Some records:
————————
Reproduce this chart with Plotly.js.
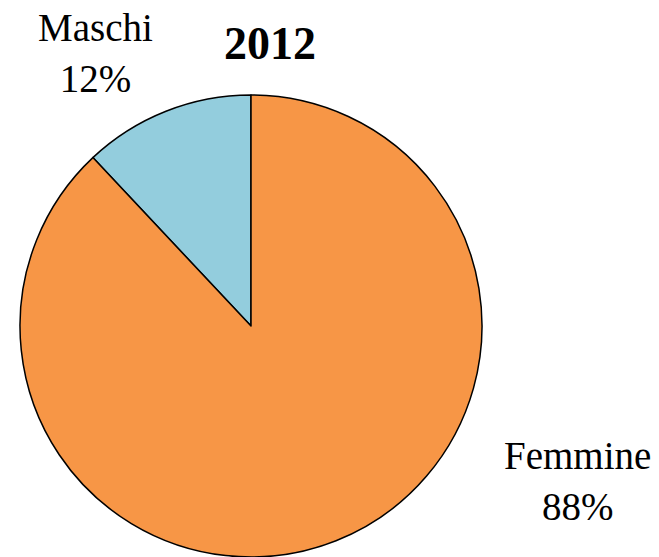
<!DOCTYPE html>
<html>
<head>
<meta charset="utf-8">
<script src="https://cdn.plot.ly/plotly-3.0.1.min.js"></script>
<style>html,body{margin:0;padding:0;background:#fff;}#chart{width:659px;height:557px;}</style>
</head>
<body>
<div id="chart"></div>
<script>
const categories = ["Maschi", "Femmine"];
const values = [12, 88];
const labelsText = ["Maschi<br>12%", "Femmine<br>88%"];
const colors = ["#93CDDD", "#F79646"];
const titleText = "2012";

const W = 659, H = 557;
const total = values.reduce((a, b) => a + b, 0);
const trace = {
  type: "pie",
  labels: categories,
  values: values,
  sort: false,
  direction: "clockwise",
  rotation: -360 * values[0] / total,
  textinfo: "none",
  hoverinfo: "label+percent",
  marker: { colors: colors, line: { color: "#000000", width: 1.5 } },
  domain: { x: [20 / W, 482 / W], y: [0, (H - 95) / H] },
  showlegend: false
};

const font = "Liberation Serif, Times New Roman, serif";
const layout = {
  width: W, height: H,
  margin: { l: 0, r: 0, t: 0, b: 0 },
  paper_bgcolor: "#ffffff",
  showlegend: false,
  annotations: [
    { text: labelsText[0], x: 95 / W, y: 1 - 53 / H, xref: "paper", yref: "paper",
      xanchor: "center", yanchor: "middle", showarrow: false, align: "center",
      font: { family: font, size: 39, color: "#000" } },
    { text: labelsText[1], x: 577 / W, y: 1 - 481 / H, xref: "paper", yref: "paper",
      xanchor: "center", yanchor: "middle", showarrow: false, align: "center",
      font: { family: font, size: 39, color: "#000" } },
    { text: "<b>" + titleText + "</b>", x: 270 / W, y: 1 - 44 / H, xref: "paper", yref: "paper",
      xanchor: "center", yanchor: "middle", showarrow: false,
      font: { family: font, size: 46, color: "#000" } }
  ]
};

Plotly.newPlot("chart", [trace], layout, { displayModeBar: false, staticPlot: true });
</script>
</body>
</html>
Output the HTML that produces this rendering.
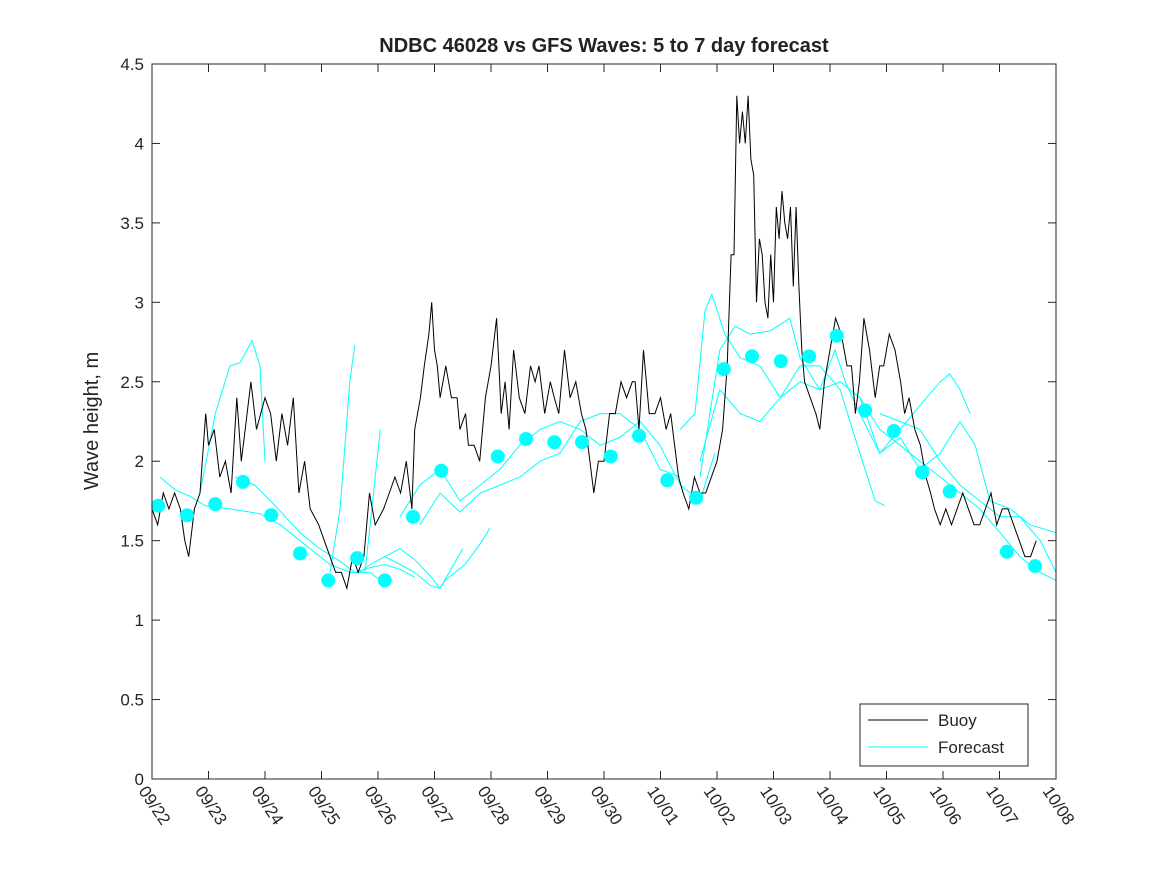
————————
_Task details_
Images in the data above are to be skipped. Retype all other material exactly.

_Written solution_
Reproduce this chart with Plotly.js.
<!DOCTYPE html>
<html>
<head>
<meta charset="utf-8">
<script src="https://cdn.plot.ly/plotly-3.0.1.min.js"></script>
<style>html,body{margin:0;padding:0;background:#fff;}#chart{width:659px;height:557px;}</style>
</head>
<body>
<div id="chart"></div>
<script>
const categories = ["Maschi", "Femmine"];
const values = [12, 88];
const labelsText = ["Maschi<br>12%", "Femmine<br>88%"];
const colors = ["#93CDDD", "#F79646"];
const titleText = "2012";

const W = 659, H = 557;
const total = values.reduce((a, b) => a + b, 0);
const trace = {
  type: "pie",
  labels: categories,
  values: values,
  sort: false,
  direction: "clockwise",
  rotation: -360 * values[0] / total,
  textinfo: "none",
  hoverinfo: "label+percent",
  marker: { colors: colors, line: { color: "#000000", width: 1.5 } },
  domain: { x: [20 / W, 482 / W], y: [0, (H - 95) / H] },
  showlegend: false
};

const font = "Liberation Serif, Times New Roman, serif";
const layout = {
  width: W, height: H,
  margin: { l: 0, r: 0, t: 0, b: 0 },
  paper_bgcolor: "#ffffff",
  showlegend: false,
  annotations: [
    { text: labelsText[0], x: 95 / W, y: 1 - 53 / H, xref: "paper", yref: "paper",
      xanchor: "center", yanchor: "middle", showarrow: false, align: "center",
      font: { family: font, size: 39, color: "#000" } },
    { text: labelsText[1], x: 577 / W, y: 1 - 481 / H, xref: "paper", yref: "paper",
      xanchor: "center", yanchor: "middle", showarrow: false, align: "center",
      font: { family: font, size: 39, color: "#000" } },
    { text: "<b>" + titleText + "</b>", x: 270 / W, y: 1 - 44 / H, xref: "paper", yref: "paper",
      xanchor: "center", yanchor: "middle", showarrow: false,
      font: { family: font, size: 46, color: "#000" } }
  ]
};

Plotly.newPlot("chart", [trace], layout, { displayModeBar: false, staticPlot: true });
</script>
</body>
</html>
Output the HTML that produces this rendering.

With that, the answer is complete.